Por supuesto, no todos los profesores estamos en tan mala situación, y podemos llegar a ser un gremio bastante quejica. A tenor de la descripción de sus condiciones de trabajo que dan algunos profesores titulares, cualquiera pensaría que trabajan en una mina de coltán a cambio de una escudilla de arroz vigilados por fuerzas paramilitares. Y la presuposición de que la precariedad de alguien con un doctorado constituye una infamia social y, por el contrario, la de los reponedores de supermercado forma parte del orden natural de las cosas es asquerosamente clasista. Pero, más allá de la inseguridad o de la magnitud del sufrimiento personal, hay una experiencia colectiva sobre la que creo que merece la pena reflexionar. De vez en cuando aún me pasa que algún profesor se dirija a mí diciendo: “Vosotros, los jóvenes...”. Durante algún tiempo me hice ilusiones sobre mi aspecto juvenil. Luego me di cuenta de que lo que ocurría es que los profesores mayores asocian la edad con tu categoría laboral. Como hasta hace poco era impensable que hubiera profesores ayudantes de cuarenta años, inconscientemente los catedráticos tratan a cualquiera con ese contrato como si fuera un chaval.

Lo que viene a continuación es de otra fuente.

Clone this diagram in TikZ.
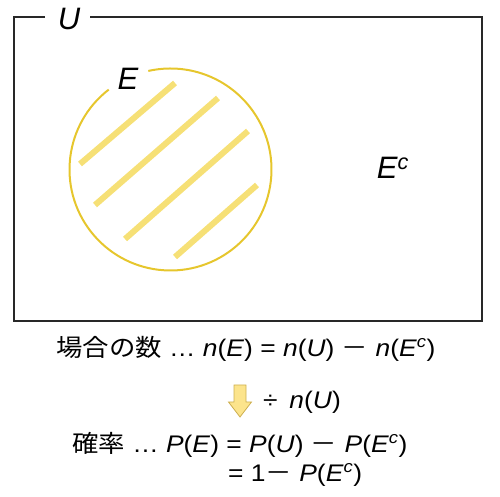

Muchos investigadores dedican los años inmediatamente posteriores al doctorado, a menudo el momento de su vida en el que tienen más energía, tiempo e imaginación, a hacer toda clase de malabarismos para abrirse un hueco en la universidad. Desperdician las fuerzas que deberían estar volcando en la investigación encadenando trabajos de subsistencia y robando horas al sueño para publicar y, así, satisfacer las demenciales exigencias de las agencias de acreditación. Sometemos a los jóvenes que aspiran a convertirse en investigadores a una criba despiadada —la competición por los contratos predoctorales se ha convertido en una especie de juegos del hambre científicos—, y los pocos que sobreviven a esa selección salvaje se encuentran con que deben dedicar sus mejores y más fructíferos años a convertirse en buscavidas académicos. Llegamos al momento en que, por fin, podemos dedicarnos con toda intensidad a la investigación a una edad en la que nuestra principal preocupación es no llegar tarde a recoger a nuestros hijos al colegio. La precarización académica no solo conlleva sufrimiento personal, también significa un inmenso desperdicio científico, un enorme despilfarro de talento y esfuerzo colectivo.